Bakanlığa bağlı olarak çalışan TPAO (Türkiye Petrolleri Anonim Ortaklığı) ve BOTAŞ, son yıllarda hem insan kaynağı hem de teknik donanım açısından güçlendirildi. Üniversitelerle işbirliği içinde yürütülen mühendislik ve jeofizik projeler, uzun vadeli enerji planlamasında yerlilik oranını yükseltmeyi hedefliyor.
“Enerji ithalatını azaltmanın yolu, sadece kuyudan çıkan petrolde değil, o kuyuyu işleten akıldadır,” ifadesiyle Bayraktar, enerji teknolojilerinde yerlileşmeye özel vurgu yaptı.
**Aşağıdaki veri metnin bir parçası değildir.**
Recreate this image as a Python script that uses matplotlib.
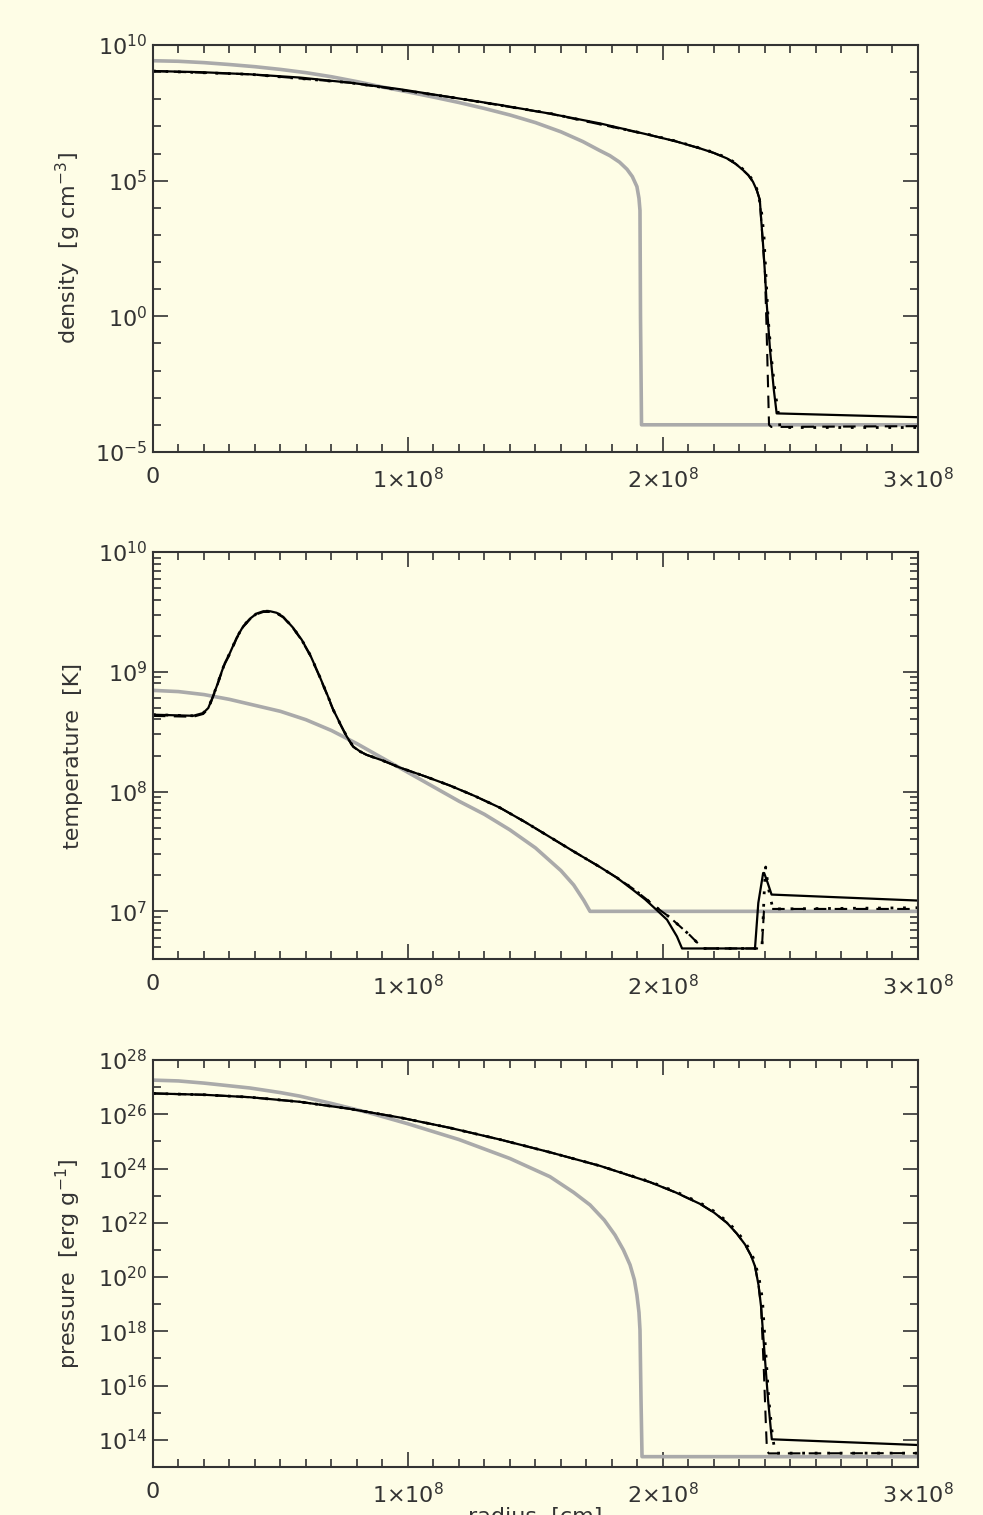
import numpy as np
import matplotlib
matplotlib.use("Agg")
import matplotlib.pyplot as plt
from matplotlib.ticker import FixedLocator, NullFormatter

# radius in units of 1e8 cm, values as log10
# --- density ---
dens_init_r = [0, 0.1, 0.2, 0.3, 0.4, 0.5, 0.6, 0.7, 0.8, 0.9, 1.0, 1.1, 1.2, 1.3, 1.4, 1.5, 1.6,
               1.686, 1.75, 1.792, 1.83, 1.859, 1.88, 1.898, 1.906, 1.910, 1.912, 1.916, 3.0]
dens_init_v = [9.42, 9.40, 9.35, 9.28, 9.20, 9.10, 8.98, 8.83, 8.65, 8.45, 8.27, 8.08, 7.88, 7.66, 7.42, 7.14, 6.80,
               6.44, 6.12, 5.92, 5.68, 5.42, 5.15, 4.78, 4.35, 3.9, 0.0, -4.0, -4.0]

dens_sol_r = [0, 0.184, 0.38, 0.576, 0.773, 0.969, 1.165, 1.361, 1.557, 1.753, 1.949, 2.05, 2.145, 2.2, 2.251,
              2.285, 2.314, 2.335, 2.353, 2.368, 2.38, 2.385, 2.393, 2.40, 2.406, 2.42, 2.435, 2.446, 3.0]
dens_sol_v = [9.04, 9.0, 8.92, 8.8, 8.61, 8.37, 8.08, 7.79, 7.47, 7.11, 6.68, 6.45, 6.19, 6.02, 5.82,
              5.62, 5.39, 5.2, 4.96, 4.65, 4.29, 3.6, 2.6, 1.6, 0.6, -1.24, -2.72, -3.58, -3.72]

dens_dash_r = [0, 0.38, 0.773, 1.165, 1.557, 1.949, 2.05, 2.145, 2.2, 2.251, 2.285, 2.314, 2.335, 2.353, 2.368,
               2.38, 2.385, 2.40, 2.406, 2.412, 2.416, 2.425, 3.0]
dens_dash_v = [9.04, 8.92, 8.61, 8.08, 7.47, 6.68, 6.45, 6.19, 6.02, 5.82, 5.62, 5.39, 5.2, 4.96, 4.65,
               4.29, 3.6, 1.6, -0.3, -2.5, -4.0, -4.08, -4.05]

dens_dot_r = [0, 0.38, 0.773, 1.165, 1.557, 1.949, 2.05, 2.145, 2.2, 2.251, 2.285, 2.314, 2.335, 2.353, 2.368,
              2.385, 2.396, 2.404, 2.412, 2.425, 2.44, 2.451, 2.459, 3.0]
dens_dot_v = [9.04, 8.92, 8.61, 8.08, 7.48, 6.69, 6.46, 6.2, 6.04, 5.84, 5.65, 5.42, 5.24, 5.0, 4.7,
              4.0, 3.0, 1.5, 0.0, -1.5, -2.8, -3.45, -4.1, -4.1]

# --- temperature ---
temp_init_r = [0, 0.1, 0.2, 0.3, 0.4, 0.5, 0.6, 0.7, 0.8, 0.9, 1.0, 1.1, 1.2, 1.3, 1.4, 1.5, 1.6,
               1.65, 1.69, 1.714, 3.0]
temp_init_v = [8.845, 8.835, 8.81, 8.77, 8.72, 8.67, 8.60, 8.51, 8.40, 8.28, 8.16, 8.04, 7.92, 7.81, 7.68, 7.53, 7.34,
               7.22, 7.09, 7.0, 7.0]

temp_sol_r = [0, 0.158, 0.197, 0.217, 0.230, 0.250, 0.263, 0.282, 0.302, 0.328, 0.354, 0.380, 0.407, 0.433,
              0.459, 0.485, 0.511, 0.550, 0.583, 0.616, 0.648, 0.681, 0.707, 0.733, 0.760, 0.785, 0.812,
              0.838, 0.9, 0.969, 1.07, 1.165, 1.26, 1.361, 1.46, 1.557, 1.65, 1.753, 1.82, 1.882, 1.93,
              1.976, 2.016, 2.055, 2.075, 2.361, 2.374, 2.393, 2.397, 2.412, 2.426, 3.0]
temp_sol_v = [8.642, 8.633, 8.656, 8.698, 8.767, 8.879, 8.962, 9.074, 9.158, 9.284, 9.381, 9.443, 9.487, 9.506,
              9.506, 9.493, 9.459, 9.367, 9.269, 9.144, 8.99, 8.823, 8.684, 8.572, 8.46, 8.377, 8.335,
              8.307, 8.26, 8.20, 8.125, 8.05, 7.965, 7.865, 7.745, 7.62, 7.50, 7.37, 7.28, 7.18, 7.10,
              7.01, 6.93, 6.79, 6.69, 6.69, 7.07, 7.32, 7.32, 7.23, 7.14, 7.09]

temp_dash_r = [0, 0.158, 0.197, 0.217, 0.230, 0.250, 0.263, 0.282, 0.302, 0.328, 0.354, 0.380, 0.407, 0.433,
               0.459, 0.485, 0.511, 0.550, 0.583, 0.616, 0.648, 0.681, 0.707, 0.733, 0.760, 0.785, 0.812,
               0.838, 0.9, 0.969, 1.07, 1.165, 1.26, 1.361, 1.46, 1.557, 1.65, 1.753, 1.82, 1.882, 1.93,
               1.976, 2.027, 2.106, 2.157, 2.388, 2.396, 2.41, 3.0]
temp_dash_v = [8.632, 8.625, 8.648, 8.69, 8.76, 8.87, 8.955, 9.066, 9.15, 9.277, 9.375, 9.437, 9.481, 9.50,
               9.50, 9.488, 9.454, 9.362, 9.264, 9.139, 8.985, 8.818, 8.68, 8.568, 8.456, 8.374, 8.333,
               8.306, 8.26, 8.20, 8.125, 8.05, 7.965, 7.865, 7.745, 7.62, 7.50, 7.37, 7.28, 7.19, 7.11,
               7.03, 6.95, 6.80, 6.69, 6.69, 7.0, 7.02, 7.02]

temp_dot_r = [0, 0.158, 0.197, 0.217, 0.230, 0.250, 0.263, 0.282, 0.302, 0.328, 0.354, 0.380, 0.407, 0.433,
              0.459, 0.485, 0.511, 0.550, 0.583, 0.616, 0.648, 0.681, 0.707, 0.733, 0.760, 0.785, 0.812,
              0.838, 0.9, 0.969, 1.07, 1.165, 1.26, 1.361, 1.46, 1.557, 1.65, 1.753, 1.82, 1.882, 1.93,
              1.976, 2.027, 2.106, 2.157, 2.388, 2.398, 2.403, 2.413, 2.431, 3.0]
temp_dot_v = [8.642, 8.633, 8.656, 8.698, 8.767, 8.879, 8.962, 9.074, 9.158, 9.284, 9.381, 9.443, 9.487, 9.506,
              9.506, 9.493, 9.459, 9.367, 9.269, 9.144, 8.99, 8.823, 8.684, 8.572, 8.46, 8.377, 8.335,
              8.307, 8.26, 8.20, 8.125, 8.05, 7.965, 7.865, 7.745, 7.62, 7.50, 7.37, 7.28, 7.19, 7.11,
              7.03, 6.95, 6.80, 6.69, 6.69, 7.2, 7.37, 7.2, 7.02, 7.03]

# --- pressure ---
pres_init_r = [0, 0.1, 0.2, 0.3, 0.38, 0.5, 0.576, 0.7, 0.85, 1.0, 1.2, 1.4, 1.557, 1.65, 1.714, 1.77,
               1.812, 1.845, 1.871, 1.888, 1.898, 1.906, 1.910, 1.914, 1.918, 3.0]
pres_init_v = [27.26, 27.23, 27.15, 27.05, 26.97, 26.8, 26.67, 26.4, 26.05, 25.65, 25.07, 24.37, 23.7, 23.12, 22.66, 22.1,
               21.55, 21.0, 20.45, 19.9, 19.34, 18.7, 18.05, 15.5, 13.38, 13.38]

pres_sol_r = [0, 0.2, 0.38, 0.576, 0.773, 0.969, 1.165, 1.361, 1.557, 1.753, 1.949, 2.05, 2.145, 2.2, 2.251,
              2.29, 2.322, 2.345, 2.361, 2.375, 2.385, 2.396, 2.412, 2.424, 2.427, 3.0]
pres_sol_v = [26.77, 26.72, 26.63, 26.46, 26.2, 25.88, 25.5, 25.07, 24.6, 24.1, 23.5, 23.12, 22.7, 22.38, 22.0,
              21.6, 21.2, 20.8, 20.4, 19.7, 18.9, 17.5, 15.5, 14.3, 14.02, 13.81]

pres_dash_r = [0, 0.2, 0.38, 0.576, 0.773, 0.969, 1.165, 1.361, 1.557, 1.753, 1.949, 2.05, 2.145, 2.2, 2.251,
               2.29, 2.322, 2.345, 2.361, 2.375, 2.385, 2.396, 2.404, 2.408, 2.415, 3.0]
pres_dash_v = [26.77, 26.72, 26.63, 26.46, 26.2, 25.88, 25.5, 25.07, 24.6, 24.1, 23.5, 23.12, 22.7, 22.38, 22.0,
               21.6, 21.2, 20.8, 20.4, 19.7, 18.9, 16.5, 14.5, 13.6, 13.5, 13.51]

pres_dot_r = [0, 0.2, 0.38, 0.576, 0.773, 0.969, 1.165, 1.361, 1.557, 1.753, 1.949, 2.05, 2.145, 2.2, 2.251,
              2.29, 2.322, 2.345, 2.361, 2.378, 2.39, 2.398, 2.415, 2.428, 2.437, 2.445, 3.0]
pres_dot_v = [26.77, 26.72, 26.63, 26.46, 26.2, 25.88, 25.5, 25.07, 24.6, 24.1, 23.52, 23.15, 22.74, 22.43, 22.06,
              21.68, 21.3, 20.92, 20.55, 19.9, 19.2, 18.0, 15.5, 14.3, 13.68, 13.51, 13.51]

x_ticks = [0, 1, 2, 3]
x_labels = ["0", r"$1{\times}10^{8}$", r"$2{\times}10^{8}$", r"$3{\times}10^{8}$"]

BG = "#fefde6"
TXT = "#333333"
GRAY = "#aaaaaa"

plt.rcParams["font.family"] = ["DejaVu Sans"]
plt.rcParams["mathtext.default"] = "regular"
plt.rcParams["font.size"] = 16

fig = plt.figure(figsize=(9.83, 15.15), dpi=100, facecolor=BG)

panels = [
    # bottom, ylim, majors, minors, label, data
    (0.7017, (-5, 10), [-5, 0, 5, 10], [-4, -3, -2, -1, 1, 2, 3, 4, 6, 7, 8, 9],
     r"density  [g cm$^{-3}$]",
     [(dens_init_r, dens_init_v), (dens_sol_r, dens_sol_v), (dens_dash_r, dens_dash_v), (dens_dot_r, dens_dot_v)]),
    (0.3670, (np.log10(4e6), 10), [7, 8, 9, 10], None,
     "temperature  [K]",
     [(temp_init_r, temp_init_v), (temp_sol_r, temp_sol_v), (temp_dash_r, temp_dash_v), (temp_dot_r, temp_dot_v)]),
    (0.0317, (13, 28), [14, 16, 18, 20, 22, 24, 26, 28], [13, 15, 17, 19, 21, 23, 25, 27],
     r"pressure  [erg g$^{-1}$]",
     [(pres_init_r, pres_init_v), (pres_sol_r, pres_sol_v), (pres_dash_r, pres_dash_v), (pres_dot_r, pres_dot_v)]),
]

styles = [
    dict(color=GRAY, lw=2.6, ls="-"),
    dict(color="black", lw=1.6, ls="-"),
    dict(color="black", lw=1.5, ls=(0, (6, 4))),
    dict(color="black", lw=2.0, ls=(0, (1, 3.5))),
]

axes = []
for i, (bottom, ylim, majors, minors, label, data) in enumerate(panels):
    ax = fig.add_axes([0.1556, bottom, 0.7782, 0.2686])
    ax.set_facecolor(BG)
    for (r, v), st in zip(data, styles):
        ax.plot(np.array(r) * 1e8, 10.0 ** np.array(v), **st)
    ax.set_yscale("log")
    ax.set_xlim(0, 3e8)
    ax.set_ylim(10.0 ** ylim[0], 10.0 ** ylim[1])

    ax.set_xticks([t * 1e8 for t in x_ticks])
    ax.set_xticklabels(x_labels)
    ax.xaxis.set_minor_locator(FixedLocator(np.arange(0, 3.01e8, 1e7)))

    ax.yaxis.set_major_locator(FixedLocator([10.0 ** m for m in majors]))
    ax.set_yticklabels([r"$10^{%d}$" % m for m in majors])
    if minors is not None:
        ax.yaxis.set_minor_locator(FixedLocator([10.0 ** m for m in minors]))
    else:
        mins = [k * 10.0 ** e for e in range(6, 10) for k in range(2, 10)]
        ax.yaxis.set_minor_locator(FixedLocator(mins))
    ax.yaxis.set_minor_formatter(NullFormatter())

    ax.tick_params(which="both", direction="in", top=True, right=True, color=TXT, labelcolor=TXT)
    ax.tick_params(which="major", length=11, width=1.2)
    ax.tick_params(which="minor", length=5.8, width=1.2)
    ax.tick_params(axis="x", which="major", pad=11)
    ax.tick_params(axis="y", which="major", pad=4)
    for sp in ax.spines.values():
        sp.set_color(TXT)
        sp.set_linewidth(1.5)

    ax.set_ylabel(label, color=TXT, fontsize=16)
    ax.yaxis.set_label_coords(-0.092, 0.5)
    axes.append(ax)

# the x label sits at the lower edge of the figure, as in the original
axes[-1].set_xlabel("radius  [cm]", color=TXT, fontsize=16, labelpad=0)

fig.savefig("out.png", dpi=100, facecolor=BG)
📊 Rakamlarla Türkiye’nin Enerji Gerçeği (2024 – 2025 Tahminleri)
Kategori | Değer |
---|---|
Yıllık enerji ithalatı | ~60 milyar $ |
Karadeniz gaz üretimi hedefi | 10 milyar m³ / yıl |
Gabar petrol sahası üretim hedefi | 100.000 varil / gün |
Yerlilik oranı (2025 hedefi) | %40’ın üzerine çıkmak |
Enerji sektörü istihdamı | 150.000+ kişi |
🌍 Küresel Denklemde Türkiye’nin Rolü: Enerji Koridorundan Enerji Üretene
Türkiye’nin coğrafi konumu itibarıyla doğu ile batı arasında bir enerji geçiş hattı rolü yıllardır sürüyor. TANAP, TürkAkım, Mavi Akım gibi projelerle bu pozisyon pekiştirilmişti. Ancak Bayraktar’ın verdiği mesaj artık daha büyük bir hedefe işaret ediyor:
Türkiye bu koridor olma özelliğini, üreten ve yöneten ülke statüsüyle birleştirmek istiyor.
“Artık sadece boru hattı geçiren değil, o borunun içini dolduran taraf da olmak istiyoruz,” sözleri bu stratejik vizyonun kısa özeti niteliğinde.
💬 Uzman Yorumları: Strateji Doğruysa, Siyasi İrade Kalıcı Olmalı
Enerji ekonomisi uzmanı Prof. Dr. Erkan Dalkılıç’a göre Türkiye’nin enerji ithalatını azaltma hedefi yalnızca teknik değil, aynı zamanda siyasi bir irade meselesi:
“Sahada güçlü olmak önemli ama bunun sürdürülebilir olması için enerji politikalarının günlük değil, 10–20 yıllık vizyonla yürütülmesi gerekir. Bayraktar’ın açıklamaları, bu uzun vadeli perspektifin geliştiğini gösteriyor. Asıl soru, bu irade değişmeden devam ettirilebilecek mi?”
✅ Sonuç: Kuyulardan Sadece Enerji Değil, Gelecek de Çıkıyor
Bakan Bayraktar’ın, “petrol ve gaz ithalatını düşürecek faaliyetler içindeyiz” açıklaması, aslında yeni bir dönemin şifresini veriyor. Türkiye artık dışarıdan satın aldığı enerji yerine, kendi doğasını kazmaya ve kendi enerjisini üretmeye yöneliyor.
Bu yol uzun ve maliyetli olabilir. Ancak kazanımı yalnızca ekonomik değil; jeopolitik, stratejik ve toplumsal anlamda da büyük olabilir.
Türkiye için bu mücadele sadece bir kaynak meselesi değil; bir bağımsızlık projesi.